A Horrifying New Spiral Appeared on Game of Thrones. What Are the White Walkers Trying to Tell Us?

Warning: This post contains spoilers for Game of Thrones.

At the end of “Winterfell,” the most recent episode of Game of Thrones, Tormund Giantsbane, Beric Dondarrion and others stumble upon a terrifying sight inside the Last Hearth: the body of young Ned Umber splayed against the wall, surrounded by a spiral of severed limbs. When the body reanimates as a wight—marking one of the show’s most terrifying jump scares in recent memory—Beric quickly stabs it, setting the spiral ablaze.

This is far from the first time we’ve seen this type of imagery on the HBO series. For Game of Thrones creators David Benioff and D.B. Weiss, the spiral has become a key piece of symbolism in the show’s greater mythology.

Spirals appeared in the show’s opening moments when a group of Night Watchmen come across a circular pile of bodies that the White Walkers have left behind. These patterns have become a grisly calling card following White Walker carnage—and also serve as a constant reminder of the conflict that led to the White Walkers being created in the first place.

The symbol reappears in season 3, when Jon Snow has been captured by a wildling party that includes Mance Rayder and Ygritte. When the party arrives at the Fist of the First Men, they find an enormous spiral of decapitated horses. They quickly realize the horse’s riders are missing and have become reanimated to join the army of the dead.

The origins of the symbol are partially explained when Bran and the Three-Eyed Raven travel back in time to witness the creation of the first White Walker in season 6. The Children of the Forest—creatures who lived in Westeros before the First Men migrated to the continent—sought a weapon to defeat the humans in a desperate centuries-long war for dominance. In the scene, the Children of the Forest create a seven-armed spiral of stones around the Weirwood tree and proceed to stab a dragonglass dagger through the heart of a First Man; his eyes turn blue, and he becomes a White Walker.

And when Jon Snow takes Daenerys Targaryen into the dragonglass cave a season later, they find the walls filled with circles and spirals—many of which have seven arms—that were drawn by the Children of the Forest.

In a post-episode discussion, Benioff confirmed that the White Walkers inherited the symbol from their creators. “One of the things we learn from these cave paintings is that the White Walkers didn’t come up with those images, they derived them from their creators, the Children of the Forest,” he said. “These are patterns that have mystical significance for the Children of the Forest. We’re not sure exactly what they signify, but spiral patterns are important in a lot of different cultures in our world, and it makes sense that they would be in this world as well.”

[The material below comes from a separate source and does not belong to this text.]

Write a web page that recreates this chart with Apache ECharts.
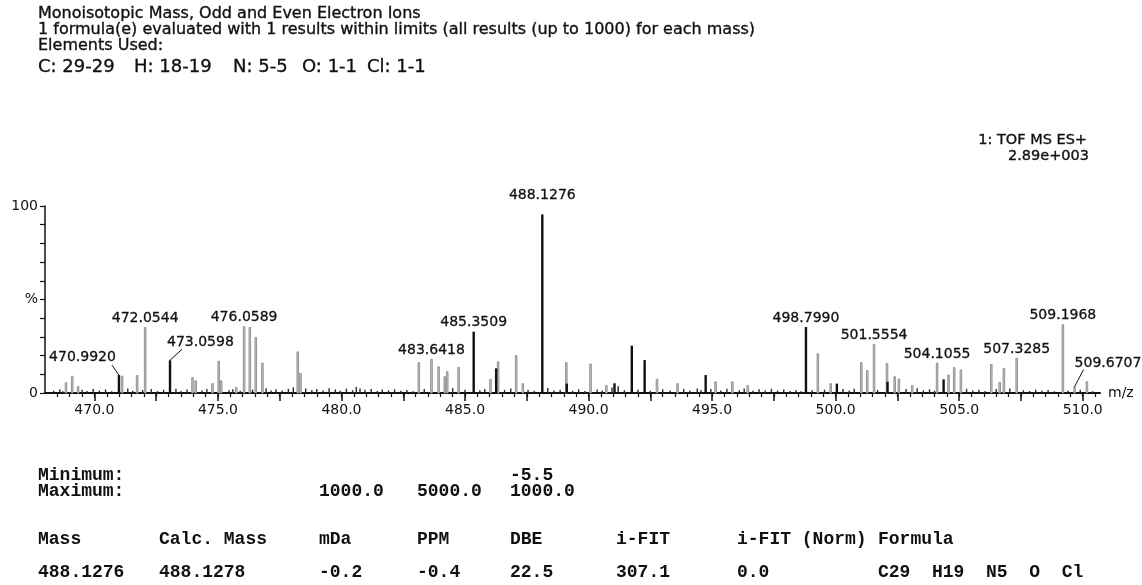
<!DOCTYPE html>
<html>
<head>
<meta charset="utf-8">
<script src="https://cdn.jsdelivr.net/npm/echarts@6/dist/echarts.min.js"></script>
<style>
  html, body { margin: 0; padding: 0; background: #fff; }
  #chart { width: 1142px; height: 585px; }
</style>
</head>
<body>
<div id="chart"></div>
<script>
// ---- spectrum data: [m/z, relative intensity %] ----
// labelled peaks (label text is the m/z value)
const blackLabelled = [
  [470.9920, 9.6], [473.0598, 17.5], [485.3509, 32.8], [488.1276, 95.5], [498.7990, 35.3]
];
const grayLabelled = [
  [472.0544, 35.0], [476.0589, 35.5], [483.6418, 18.0], [501.5554, 26.0],
  [504.1055, 16.0], [507.3285, 18.5], [509.1968, 36.5], [509.6707, 3.4]
];
// unlabelled peaks
const blackPeaks = [
  [486.26, 13.2], [489.12, 5.0], [491.05, 5.2], [491.75, 25.3], [492.27, 17.6],
  [494.74, 9.6], [500.05, 5.0], [502.10, 6.0], [504.37, 7.3]
];
const grayPeaks = [
  [468.85, 5.5], [469.10, 9.0], [469.34, 3.5], [471.12, 9.0], [471.73, 9.3],
  [473.97, 8.2], [474.10, 6.5], [474.78, 5.0], [475.03, 17.0], [475.13, 6.5],
  [475.74, 3.0], [476.29, 35.0], [476.53, 29.7], [476.80, 16.0], [478.23, 22.0],
  [478.34, 10.5], [483.13, 16.2], [483.93, 14.0], [484.18, 8.7], [484.28, 11.4],
  [484.74, 13.7], [486.03, 7.3], [486.34, 16.7], [487.07, 20.0], [487.34, 5.0],
  [489.10, 16.2], [490.08, 15.5], [490.72, 4.0], [492.77, 7.3], [493.60, 5.0],
  [495.14, 6.0], [495.82, 6.0], [496.44, 4.0], [499.28, 21.0], [499.80, 5.0],
  [501.04, 16.3], [501.28, 12.0], [502.08, 15.8], [502.39, 8.7], [502.56, 7.5],
  [503.10, 4.0], [504.57, 9.6], [504.80, 13.6], [505.07, 12.3], [506.30, 15.3],
  [506.64, 5.7], [506.81, 13.2], [510.17, 6.0]
];
// baseline noise spikes
const noisePeaks = [
  [468.35, 1.2], [468.60, 2.0], [468.72, 1.0], [469.50, 1.8], [469.70, 1.1], [469.95, 2.2],
  [470.20, 1.3], [470.45, 1.9], [470.70, 1.0], [471.35, 2.4], [471.55, 1.2], [471.95, 1.6],
  [472.30, 2.1], [472.55, 1.0], [472.80, 1.7], [473.30, 2.3], [473.50, 1.1], [473.75, 1.9],
  [474.35, 1.4], [474.55, 2.2], [475.45, 1.5], [475.60, 2.0], [475.90, 1.2], [476.40, 1.8],
  [476.95, 2.5], [477.15, 1.3], [477.35, 2.0], [477.60, 1.4], [477.85, 2.2], [478.05, 3.0],
  [478.55, 2.4], [478.80, 1.6], [479.00, 2.1], [479.25, 1.3], [479.50, 2.6], [479.75, 1.9],
  [479.95, 1.2], [480.20, 2.3], [480.45, 1.5], [480.60, 3.2], [480.75, 2.4], [480.95, 1.7],
  [481.20, 2.2], [481.45, 1.1], [481.65, 1.9], [481.90, 1.4], [482.15, 2.0], [482.40, 1.2],
  [482.65, 1.6], [482.90, 1.0], [483.35, 2.2], [484.50, 2.6], [485.00, 1.8], [485.60, 1.5],
  [485.80, 2.1], [486.60, 1.7], [486.85, 2.4], [487.55, 1.8], [487.80, 1.2], [488.35, 2.7],
  [488.60, 1.3], [488.85, 1.8], [489.35, 1.2], [489.60, 2.0], [489.85, 1.1], [490.35, 1.9],
  [490.55, 1.3], [490.95, 3.0], [491.20, 3.6], [491.45, 1.5], [492.00, 1.8], [492.50, 1.2],
  [493.00, 2.0], [493.30, 1.4], [493.85, 2.1], [494.10, 1.3], [494.40, 2.4], [494.55, 1.6],
  [494.95, 2.2], [495.35, 1.4], [495.60, 2.3], [496.10, 1.5], [496.30, 2.4], [496.65, 1.2],
  [496.90, 2.0], [497.15, 1.4], [497.40, 2.2], [497.65, 1.3], [497.90, 1.9], [498.15, 1.1],
  [498.40, 1.6], [498.60, 1.0], [499.05, 1.5], [499.55, 1.8], [500.30, 2.2], [500.55, 1.4],
  [500.75, 2.3], [501.70, 1.6], [502.85, 2.1], [503.30, 2.6], [503.55, 1.4], [503.80, 2.0],
  [504.00, 1.2], [505.30, 2.2], [505.55, 1.3], [505.80, 1.8], [506.05, 1.1], [506.50, 2.1],
  [507.05, 2.4], [507.60, 1.5], [507.85, 1.1], [508.10, 1.8], [508.35, 1.2], [508.60, 1.6],
  [508.85, 1.0], [509.40, 1.3], [509.90, 1.7], [510.40, 1.0]
];

// ---- axis ticks ----
const mzLabelTicks = [470, 475, 480, 485, 490, 495, 500, 505, 510];
const mzMajorTicks = [470, 472.5, 475, 477.5, 480, 482.5, 485, 487.5, 490, 492.5,
                      495, 497.5, 500, 502.5, 505, 507.5, 510];
const mzMinorTicks = [];
for (let v = 468.5; v <= 510.5; v += 0.5) mzMinorTicks.push(v);
const intensityLabelTicks = [0, 50, 100];
const intensityLabelText = { 0: '0', 50: '%', 100: '100' };

// ---- header and result table text ----
const titleLines = [
  'Monoisotopic Mass, Odd and Even Electron Ions',
  '1 formula(e) evaluated with 1 results within limits (all results (up to 1000) for each mass)',
  'Elements Used:'
];
const elementRanges = ['C: 29-29', 'H: 18-19', 'N: 5-5', 'O: 1-1', 'Cl: 1-1'];
const instrumentLines = ['1: TOF MS ES+', '2.89e+003'];
const limitNames = ['Minimum:', 'Maximum:'];
const minimumRow = ['', '', '', '', '-5.5'];
const maximumRow = ['', '', '1000.0', '5000.0', '1000.0'];
const columnHeads = ['Mass', 'Calc. Mass', 'mDa', 'PPM', 'DBE', 'i-FIT', 'i-FIT (Norm)', 'Formula'];
const resultRow = ['488.1276', '488.1278', '-0.2', '-0.4', '22.5', '307.1', '0.0', 'C29  H19  N5  O  Cl'];

// ---- layout / style ----
const SANS = '"DejaVu Sans", "Liberation Sans", sans-serif';
const MONO = '"Liberation Mono", "DejaVu Sans Mono", monospace';
const INK = '#111';
const GRAY_EDGE = '#8c8c8c';
const GRAY_FILL = '#c4c4c4';
const TABLE_FONT = 'bold 18px ' + MONO;
const columnX = [38, 159, 319, 417, 510, 616, 737, 878];
const tableRowY = [475, 491, 539, 572];
const elementX = [38, 134, 233, 302, 367];
const titleY = [14, 30, 46, 67];

const defaultPlacement = { align: 'center', dx: 0, dy: -9, leader: null };
const labelPlacement = {
  '470.9920': { align: 'right', dx: -3, dy: -18, leader: [-7, -10] },
  '473.0598': { align: 'left', dx: -3, dy: -18, leader: [12, -11] },
  '509.6707': { align: 'left', dx: 0, dy: -23, leader: [9, -17] },
  '488.1276': { dy: -19 }
};

// solid stick from the baseline up to the peak intensity
function stickSeries(name, data, color, width) {
  return {
    name: name,
    type: 'custom',
    xAxisIndex: 0,
    yAxisIndex: 0,
    data: data,
    silent: true,
    clip: false,
    renderItem: function (params, api) {
      const mz = api.value(0);
      const base = api.coord([mz, 0]);
      const top = api.coord([mz, api.value(1)]);
      return {
        type: 'line',
        shape: { x1: base[0], y1: base[1], x2: top[0], y2: top[1] },
        style: { stroke: color, lineWidth: width }
      };
    }
  };
}

// narrow outlined stick used for the grey peaks
function outlineStickSeries(name, data, edge, fill, width) {
  return {
    name: name,
    type: 'custom',
    xAxisIndex: 0,
    yAxisIndex: 0,
    data: data,
    silent: true,
    clip: false,
    renderItem: function (params, api) {
      const mz = api.value(0);
      const base = api.coord([mz, 0]);
      const top = api.coord([mz, api.value(1)]);
      return {
        type: 'rect',
        shape: { x: top[0] - width / 2, y: top[1], width: width, height: base[1] - top[1] },
        style: { stroke: edge, lineWidth: 0.9, fill: fill }
      };
    }
  };
}

const peakLabelSeries = {
  name: 'labels',
  type: 'custom',
  xAxisIndex: 0,
  yAxisIndex: 0,
  data: blackLabelled.concat(grayLabelled),
  silent: true,
  clip: false,
  z: 5,
  renderItem: function (params, api) {
    const mz = api.value(0);
    const p = api.coord([mz, api.value(1)]);
    const key = mz.toFixed(4);
    const pl = Object.assign({}, defaultPlacement, labelPlacement[key] || {});
    const children = [{
      type: 'text',
      x: p[0] + pl.dx,
      y: p[1] + pl.dy,
      style: {
        text: key,
        font: '14px ' + SANS,
        fill: INK,
        stroke: INK,
        lineWidth: 0.3,
        align: pl.align,
        verticalAlign: 'middle'
      }
    }];
    if (pl.leader) {
      children.push({
        type: 'line',
        shape: { x1: p[0], y1: p[1], x2: p[0] + pl.leader[0], y2: p[1] + pl.leader[1] },
        style: { stroke: INK, lineWidth: 1 }
      });
    }
    return { type: 'group', children: children };
  }
};

function textEl(text, x, y, font, align, heavy) {
  const style = { text: text, font: font, fill: INK, align: align || 'left', verticalAlign: 'middle' };
  if (heavy) { style.stroke = INK; style.lineWidth = 0.35; }
  return { type: 'text', x: x, y: y, silent: true, style: style };
}

const graphics = [];
titleLines.forEach(function (t, i) { graphics.push(textEl(t, 38, titleY[i], '16px ' + SANS, 'left', true)); });
elementRanges.forEach(function (t, i) { graphics.push(textEl(t, elementX[i], titleY[3], '18px ' + SANS, 'left', true)); });
graphics.push(textEl(instrumentLines[0], 1087, 140, '14.5px ' + SANS, 'right', true));
graphics.push(textEl(instrumentLines[1], 1089, 156, '14.5px ' + SANS, 'right', true));
graphics.push(textEl(limitNames[0], columnX[0], tableRowY[0], TABLE_FONT));
graphics.push(textEl(limitNames[1], columnX[0], tableRowY[1], TABLE_FONT));
minimumRow.forEach(function (t, i) { if (t) graphics.push(textEl(t, columnX[i], tableRowY[0], TABLE_FONT)); });
maximumRow.forEach(function (t, i) { if (t) graphics.push(textEl(t, columnX[i], tableRowY[1], TABLE_FONT)); });
columnHeads.forEach(function (t, i) { graphics.push(textEl(t, columnX[i], tableRowY[2], TABLE_FONT)); });
resultRow.forEach(function (t, i) { graphics.push(textEl(t, columnX[i], tableRowY[3], TABLE_FONT)); });

const chart = echarts.init(document.getElementById('chart'), null, { renderer: 'canvas' });
chart.setOption({
  animation: false,
  backgroundColor: '#fff',
  grid: { left: 45, top: 206, right: 42, bottom: 192, containLabel: false },
  xAxis: [{
    type: 'value',
    min: 468,
    max: 510.7,
    name: 'm/z',
    nameLocation: 'end',
    nameGap: 8,
    nameTextStyle: { fontFamily: SANS, fontSize: 14, color: INK, verticalAlign: 'middle' },
    axisLine: { show: true, onZero: false, lineStyle: { color: INK, width: 2 } },
    axisTick: { show: true, customValues: mzMajorTicks, length: 8, lineStyle: { color: INK, width: 1.5 } },
    axisLabel: {
      show: true, customValues: mzLabelTicks, margin: 10,
      fontFamily: SANS, fontSize: 14, color: INK,
      formatter: function (v) { return v.toFixed(1); }
    },
    splitLine: { show: false }
  }, {
    type: 'value',
    min: 468,
    max: 510.7,
    position: 'bottom',
    axisLine: { show: false },
    axisTick: { show: true, customValues: mzMinorTicks, length: 4, lineStyle: { color: INK, width: 1.2 } },
    axisLabel: { show: false },
    splitLine: { show: false }
  }],
  yAxis: {
    type: 'value',
    min: 0,
    max: 100,
    interval: 10,
    axisLine: { show: true, lineStyle: { color: INK, width: 1.5 } },
    axisTick: { show: true, length: 5, lineStyle: { color: INK, width: 1.2 } },
    axisLabel: {
      show: true, customValues: intensityLabelTicks, margin: 7,
      fontFamily: SANS, fontSize: 14, color: INK,
      formatter: function (v) { return intensityLabelText[v]; }
    },
    splitLine: { show: false }
  },
  series: [
    stickSeries('noise', noisePeaks, '#2a2a2a', 1.4),
    outlineStickSeries('gray', grayPeaks.concat(grayLabelled), GRAY_EDGE, GRAY_FILL, 1.6),
    stickSeries('black', blackPeaks.concat(blackLabelled), INK, 2.4),
    peakLabelSeries
  ],
  graphic: graphics
});
</script>
</body>
</html>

In the real world, archeologists have unearthed ancient spirals around the world, from Glastonbury Tor to Babylonian Ziggurats. In various cultures, the symbol has represented rebirth or progression.

The spiral also mimics the Golden Ratio, which one Reddit user speculated could relate to the White Walker’s greater ambitions: “I think it represents that what the COTF [Children of the Forest] did disrupted the balance in magic, creating ice and fire magic separated from each other. They are using the symbols because their mission is to get back to that state of harmony.”

Other fans believe that the spiral is connected to the Targaryen sigil, which features a dragon whose body is arranged in a circular formation.

It also could be significant that many of the spirals—including the one surrounding Umber—have seven arms. Seven is a powerful number in Game of Thrones: it marks the number of Kingdoms, and the number of gods in one of Westeros’s most prominent religions, The Faith of the Seven.

It’s still unclear what exactly is driving the White Walkers to march south and wreak havoc on Westeros—the Night King, after all, hasn’t yet said a word. But it’s clear that their origin story looms large—if not in their motivations, at least in their artistry.